夜は短し歩けよ乙女 第1集 (角川コミックス・エース 162-2)

夜は短し歩けよ乙女 第1集 (角川コミックス・エース 162-2)


 主人公(名前無し)は大学のサークル後輩である女の子(黒髪の乙女)に一目惚れして、半ばストーカーのように彼女のことを追いかけている。そんな主人公が乙女を追いかける過程でいろいろなトラブルに巻き込まれて、彼女の見ていない所で七転八倒する、そんなストーリーです。最初は乙女から認知すらされていなかった主人公も、エピソードが進むごとに関係が変化していき結局くっつく訳ですが。この作品はほとんどが主人公・男性の目線で語られるわけですが、所々乙女・女性の目線が入り込んでくる。
 あらすじを読んで大体想像がつくと思いますが、この主人公、初っ端から最後までずっとピエロです。乙女のために、彼女の見ていない場所でいらない苦労をして、彼女を一目見るためにいつも酷い目に合う。典型的なピエロです。
 しかし、こうした完全なピエロの役割を果たしている主人公でも、乙女から見てみれば完全なピエロという訳でもない。この作品の最大のキモは、エピソードを重ねるごとに乙女から見た主人公の姿がどんどん変化していくんです。最初は乙女の視点でも男性側の視点の時と同じようにピエロだった主人公も、認知されてからは少しだけ大人しくなり、そしていつの間にかピエロ要素は気にならなくなって、格好良くなっていく風早くんが関係が変化・ギャグをやるようになったことで爽子に近づいたのを描くのとは真逆に、乙女の目に映る主人公のピエロ的要素を徐々に減らしていくことで、ふたりの関係変化を描いていく。乙女が徐々に主人公を意識するようになり、主人公の格好悪い部分=ピエロ的要素が隠れ、いくらか格好よく見えるようになってくる。
 ちなみにこの作品、最後のエピソードはそれまで追いかける対象だった乙女の視点、つまり女性側の視点から描かれています。これも主人公のピエロ要素が徐々に減っていくこの作品の特徴的な部分ですね。
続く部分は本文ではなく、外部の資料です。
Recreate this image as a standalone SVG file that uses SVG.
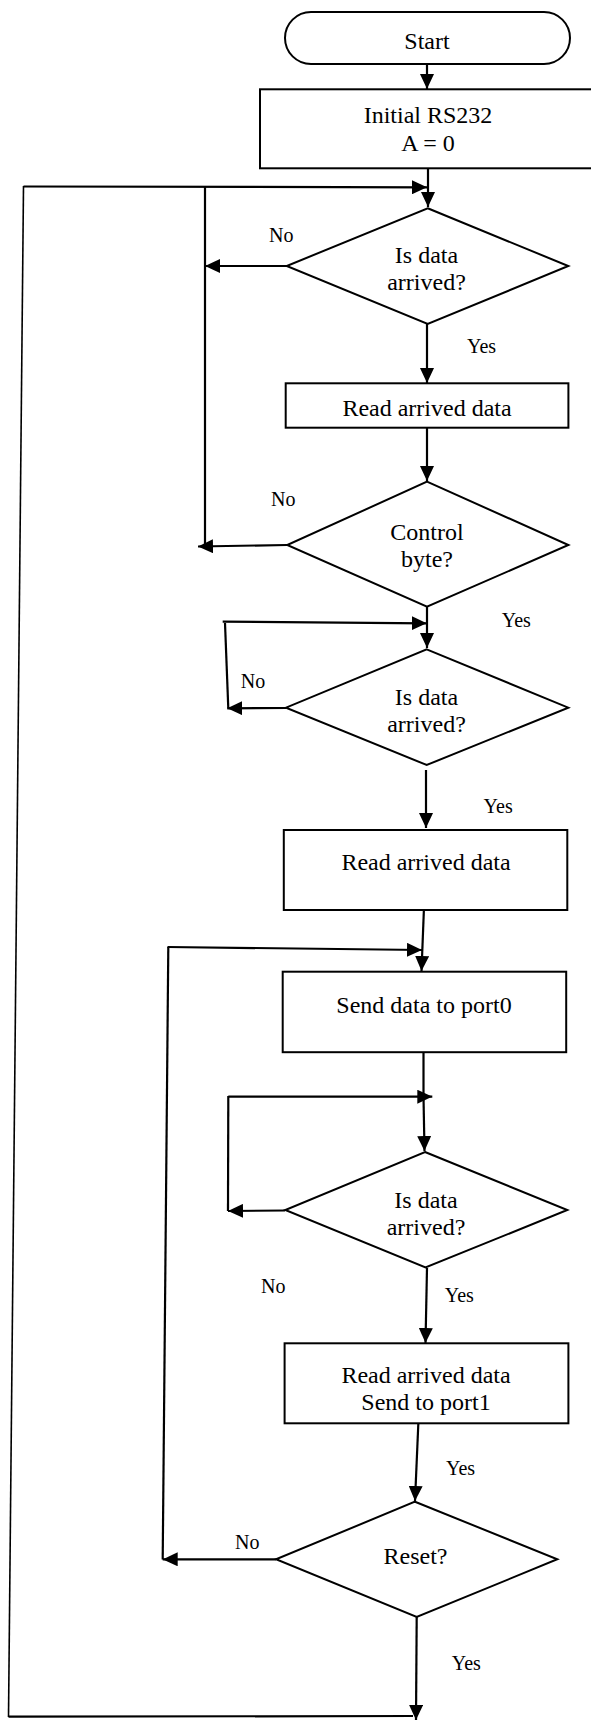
<svg xmlns="http://www.w3.org/2000/svg" width="591" height="1722" viewBox="0 0 591 1722">
<style>
.shape{fill:#fff;stroke:#000;stroke-width:2}
.t{font-family:"Liberation Serif","Times New Roman",serif;font-size:24px;fill:#000;text-anchor:middle}
.lbl{font-family:"Liberation Serif","Times New Roman",serif;font-size:20px;fill:#000}
.c{fill:none;stroke:#000;stroke-width:2.2}
.ca{fill:none;stroke:#000;stroke-width:2.2;marker-end:url(#ah)}
.thin{fill:none;stroke:#000;stroke-width:1.6}
</style>
<defs>
<marker id="ah" markerUnits="userSpaceOnUse" markerWidth="15" markerHeight="14" refX="15" refY="7" orient="auto">
<path d="M0,0 L15,7 L0,14 z" fill="#000"/>
</marker>
</defs>
<rect width="591" height="1722" fill="#fff"/>
<g id="connectors">
<line class="ca" x1="427" y1="64" x2="427" y2="89"/>
<line class="ca" x1="428" y1="168" x2="428" y2="207"/>
<line class="ca" x1="23.5" y1="186.5" x2="427" y2="187.3"/>
<line class="thin" x1="23.5" y1="186" x2="8.5" y2="1717"/>
<line class="c" x1="205" y1="186.5" x2="205" y2="545.5"/>
<line class="ca" x1="287" y1="266" x2="205" y2="266"/>
<line class="ca" x1="427" y1="324" x2="427" y2="383"/>
<line class="ca" x1="427" y1="428" x2="427" y2="481"/>
<line class="ca" x1="287" y1="545" x2="198" y2="546.5"/>
<line class="ca" x1="427" y1="607" x2="427" y2="648"/>
<line class="ca" x1="222.7" y1="621.7" x2="426.7" y2="623.3"/>
<line class="c" x1="225" y1="623" x2="228.3" y2="708.5"/>
<line class="ca" x1="286" y1="708" x2="227.3" y2="708.3"/>
<line class="ca" x1="426" y1="770" x2="426" y2="828"/>
<line class="ca" x1="424" y1="907" x2="421.5" y2="971"/>
<line class="ca" x1="167.5" y1="947" x2="422" y2="950"/>
<line class="c" x1="168.3" y1="947" x2="162.7" y2="1559.5"/>
<line class="c" x1="423.5" y1="1052" x2="423.5" y2="1096.7"/>
<line class="ca" x1="423.5" y1="1096.7" x2="424.5" y2="1151"/>
<line class="ca" x1="228.3" y1="1096.7" x2="432.3" y2="1096.7"/>
<line class="c" x1="228.3" y1="1096" x2="228" y2="1211"/>
<line class="ca" x1="285" y1="1210.5" x2="228" y2="1211"/>
<line class="ca" x1="427" y1="1268" x2="425.5" y2="1343"/>
<line class="ca" x1="418.4" y1="1422" x2="415" y2="1501"/>
<line class="ca" x1="276" y1="1559.3" x2="162.7" y2="1559.3"/>
<line class="c" x1="8.5" y1="1716.7" x2="413" y2="1716"/>
<line class="ca" x1="416.7" y1="1617" x2="416" y2="1720"/>
</g>
<g id="start">
<rect class="shape" x="285" y="12" width="285" height="52" rx="26" ry="26"/>
<text class="t" x="427" y="49">Start</text>
</g>
<g id="init">
<rect class="shape" x="260" y="89.3" width="334" height="79"/>
<text class="t" x="428" y="123">Initial RS232</text>
<text class="t" x="428" y="150.5">A = 0</text>
</g>
<g id="dec1">
<polygon class="shape" points="427.7,208.3 568.3,266 427.7,324 286.7,266"/>
<text class="t" x="426.5" y="263.3">Is data</text>
<text class="t" x="426.5" y="290">arrived?</text>
</g>
<g id="read1">
<rect class="shape" x="285.7" y="383.3" width="282.7" height="44.4"/>
<text class="t" x="427" y="416">Read arrived data</text>
</g>
<g id="dec2">
<polygon class="shape" points="427,481.7 568.4,545 427,606.7 287.2,545"/>
<text class="t" x="427" y="540">Control</text>
<text class="t" x="427" y="567.3">byte?</text>
</g>
<g id="dec3">
<polygon class="shape" points="426.7,649.3 568.3,707.7 426.7,765 286,707.7"/>
<text class="t" x="426.5" y="705">Is data</text>
<text class="t" x="426.5" y="731.5">arrived?</text>
</g>
<g id="read2">
<rect class="shape" x="283.8" y="830" width="283.5" height="80"/>
<text class="t" x="426" y="870">Read arrived data</text>
</g>
<g id="send0">
<rect class="shape" x="282.7" y="971.7" width="283.5" height="80.5"/>
<text class="t" x="424" y="1013">Send data to port0</text>
</g>
<g id="dec4">
<polygon class="shape" points="425,1152 567.3,1210 425.5,1267.5 285.3,1210"/>
<text class="t" x="426" y="1208.3">Is data</text>
<text class="t" x="426" y="1235">arrived?</text>
</g>
<g id="read3">
<rect class="shape" x="284.6" y="1343.3" width="283.8" height="80"/>
<text class="t" x="426" y="1383.3">Read arrived data</text>
<text class="t" x="426" y="1410">Send to port1</text>
</g>
<g id="reset">
<polygon class="shape" points="415,1501.7 557.3,1559.3 416.7,1617 276,1559.3"/>
<text class="t" x="415.5" y="1564">Reset?</text>
</g>
<g id="labels">
<text class="lbl" x="269" y="241.7">No</text>
<text class="lbl" x="467" y="353.3">Yes</text>
<text class="lbl" x="271" y="505.7">No</text>
<text class="lbl" x="501.7" y="626.7">Yes</text>
<text class="lbl" x="240.7" y="688.3">No</text>
<text class="lbl" x="483.6" y="813.3">Yes</text>
<text class="lbl" x="261" y="1293.3">No</text>
<text class="lbl" x="444.8" y="1301.7">Yes</text>
<text class="lbl" x="446" y="1475">Yes</text>
<text class="lbl" x="235" y="1549.3">No</text>
<text class="lbl" x="451.7" y="1670">Yes</text>
</g>
</svg>
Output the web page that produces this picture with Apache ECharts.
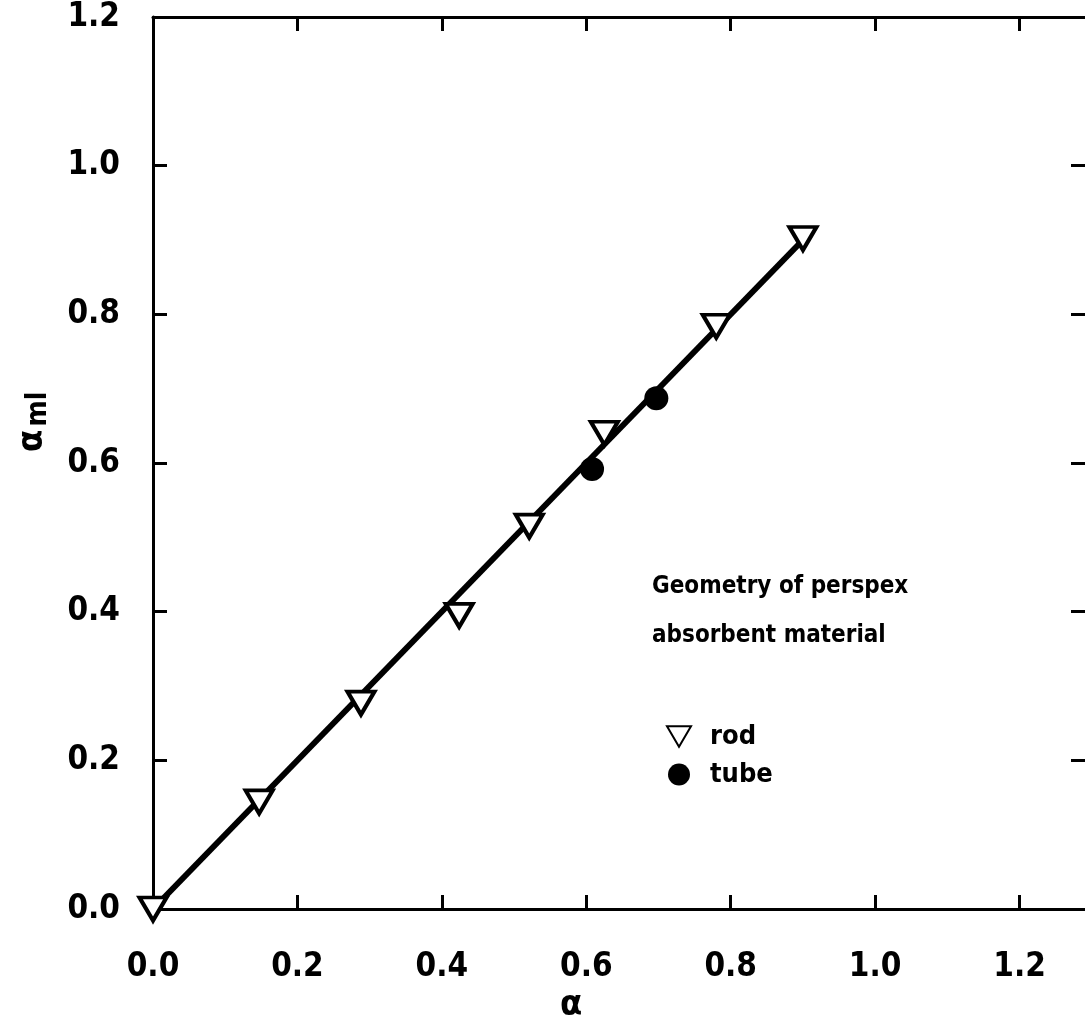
<!DOCTYPE html>
<html>
<head>
<meta charset="utf-8">
<script src="https://cdn.jsdelivr.net/npm/echarts@6/dist/echarts.min.js"></script>
<style>
  html, body { margin: 0; padding: 0; background: #fff; }
  #chart { width: 1085px; height: 1027px; }
</style>
</head>
<body>
<div id="chart"></div>
<script>
// data
var rodX = [0.0, 0.147, 0.288, 0.424, 0.521, 0.625, 0.780, 0.900];
var rodY = [0.0, 0.144, 0.277, 0.395, 0.515, 0.640, 0.784, 0.902];
var tubeX = [0.608, 0.697];
var tubeY = [0.592, 0.687];
var fitX = [0.0, 0.9];
var fitY = [0.0, 0.9];
var tickLabels = ['0.0', '0.2', '0.4', '0.6', '0.8', '1.0', '1.2'];

function pairs(xs, ys) {
    return xs.map(function (x, i) { return [x, ys[i]]; });
}

var font = 'DejaVu Sans Condensed';
var labelFmt = function (v) {
    var s = tickLabels[Math.round(v / 0.2)];
    return s === undefined ? '' : s;
};

var axisBase = {
    type: 'value',
    interval: 0.2,
    min: 0,
    axisLine: { onZero: false, lineStyle: { color: '#000', width: 3 } },
    axisTick: { inside: true, length: 14, lineStyle: { color: '#000', width: 3 } },
    splitLine: { show: false }
};

var chart = echarts.init(document.getElementById('chart'));
var option = {
    animation: false,
    backgroundColor: '#fff',
    // right edge of the frame lies just outside the picture
    grid: { left: 153, right: -14, top: 17, bottom: 118, outerBoundsMode: 'none', containLabel: false },
    xAxis: [
        Object.assign({}, axisBase, {
            max: 1.31,
            position: 'bottom',
            axisLabel: { formatter: labelFmt, showMaxLabel: false, margin: 42,
                fontFamily: font, fontSize: 33, fontWeight: 'bold', color: '#000' }
        }),
        Object.assign({}, axisBase, {
            max: 1.31,
            position: 'top',
            axisLabel: { show: false }
        })
    ],
    yAxis: [
        Object.assign({}, axisBase, {
            max: 1.2,
            position: 'left',
            axisLabel: { formatter: labelFmt, margin: 33,
                fontFamily: font, fontSize: 33, fontWeight: 'bold', color: '#000' }
        }),
        Object.assign({}, axisBase, {
            max: 1.2,
            position: 'right',
            axisTick: { inside: true, length: 28, lineStyle: { color: '#000', width: 3 } },
            axisLabel: { show: false }
        })
    ],
    legend: {
        orient: 'vertical',
        left: 661,
        top: 718,
        itemWidth: 24,
        itemHeight: 22,
        itemGap: 11,
        textStyle: { fontFamily: font, fontSize: 27, fontWeight: 'bold', color: '#000',
                     padding: [0, 0, 0, 14] },
        data: [
            { name: 'rod', icon: 'path://M0,0 L20,0 L10,17 Z' },
            { name: 'tube', icon: 'circle' }
        ]
    },
    graphic: [
        { type: 'text', left: 652, top: 562,
          style: { text: 'Geometry of perspex\nabsorbent material', lineHeight: 49,
                   font: 'bold 24px "' + font + '"', fill: '#000' } },
        { type: 'text', left: 560, top: 988,
          style: { text: 'α', font: 'bold 36px "' + font + '"', fill: '#000' } },
        { type: 'text', x: 13, y: 452, rotation: Math.PI / 2,
          style: { text: '{a|α} {s|ml}', fill: '#000',
                   rich: {
                       a: { fontFamily: font, fontSize: 36, fontWeight: 'bold' },
                       s: { fontFamily: font, fontSize: 28, fontWeight: 'bold', padding: [12, 0, 0, 0] }
                   } } }
    ],
    series: [
        {
            name: 'fit',
            type: 'line',
            data: pairs(fitX, fitY),
            showSymbol: false,
            lineStyle: { color: '#000', width: 6 },
            z: 1
        },
        {
            name: 'rod',
            type: 'scatter',
            data: pairs(rodX, rodY),
            symbol: 'triangle',
            symbolRotate: 180,
            symbolSize: [27, 23],
            itemStyle: { color: '#fff', borderColor: '#000', borderWidth: 4, opacity: 1 },
            z: 3
        },
        {
            name: 'tube',
            type: 'scatter',
            data: pairs(tubeX, tubeY),
            symbol: 'circle',
            symbolSize: 24,
            itemStyle: { color: '#000', opacity: 1 },
            z: 3
        }
    ]
};
chart.setOption(option);
</script>
</body>
</html>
 関係変化によってのピエロ化が起きる『君に届け』と、脱ピエロ化によって関係変化を描く『漫画・夜は短し歩けよ乙女』男女間の距離が、前者では徐々に近づいていくのに対して、後者では徐々に開いていく。物語の内容もピエロ化と関係変化の構造も真逆だと言えるのではないでしょうか。


 そんでもって、ようやく『さよなら絶望先生』の話。


 この作品、基本的には一話完結型のギャグ漫画なのですが、最終回にどんでん返しがあるんです。それまでは一話完結の形式を守っていたのに、最終回、どんでん返しが近づくにつれて、作品が徐々に異様な雰囲気を持つようになる
 その最終回近く、女子生徒たちに踊らされてばかりだった、つまり作品内でピエロの役割を果たしている主人公の教師・糸色望が、視点、この場合は読者から急に距離を取るんです。それまで読者には内緒にしていた役割があることが明かされ、先生が一気に〈謎〉を抱えている存在、つまり今までは身近にいた存在が急に未知の存在になる
 そして最終回の直前、謎が明かされた後の先生が、以前に行っていたような授業を再び行う場面があります。その場面で行われていることは今までと全く変わりがないのに、読者と一旦距離を置いてから行われる今までと同じ行動は読者にある種の安心感と寂しさを味わわせる。先生が徐々に遠くに行ってしまうような。
 それまでピエロだったキャラクターを一度視点から引き離し、もう一度同じ場所に戻す。それによって、ピエロ性を抱えていたキャラクターに、ただのピエロ以上の意味を与えているんですね

 作品内の男女関係で行われていたピエロ化を用いたキャラクターの描き方を、読者とキャラクターをいう関係に落とし込んで、全く同じことをやっているケースでは無いでしょうか。



 まとめ。
 ピエロ性を持つキャラクター達は、常に読者の視点の近い場所に存在しているピエロ性を出したり、隠したりすることによって、視点との距離感を自在に切り替える。そして、その距離感の変化は、必然的にキャラクター同士の関係の変化と結びついている

 僕は『君に届け』は沖縄旅行に出る辺りまでしか読んでいないのですが、恐らく風早くんもこれからは爽子との距離感を自在に変化させながら、読者を不安にしたり安心させたりするのでしょう。



 そしてピエロ性とは少しずれてしまいますが、みんなに声を大して伝えたいのは『ルパン三世 カリオストロの城』のルパンの格好よさ。
 ルパンはクラリスを助けるために死ぬほど苦労してボロボロになったり死にかけたりするのに、クラリスの前では絶対に苦労している様子を見せない。
 ただひたすら格好いい男性である。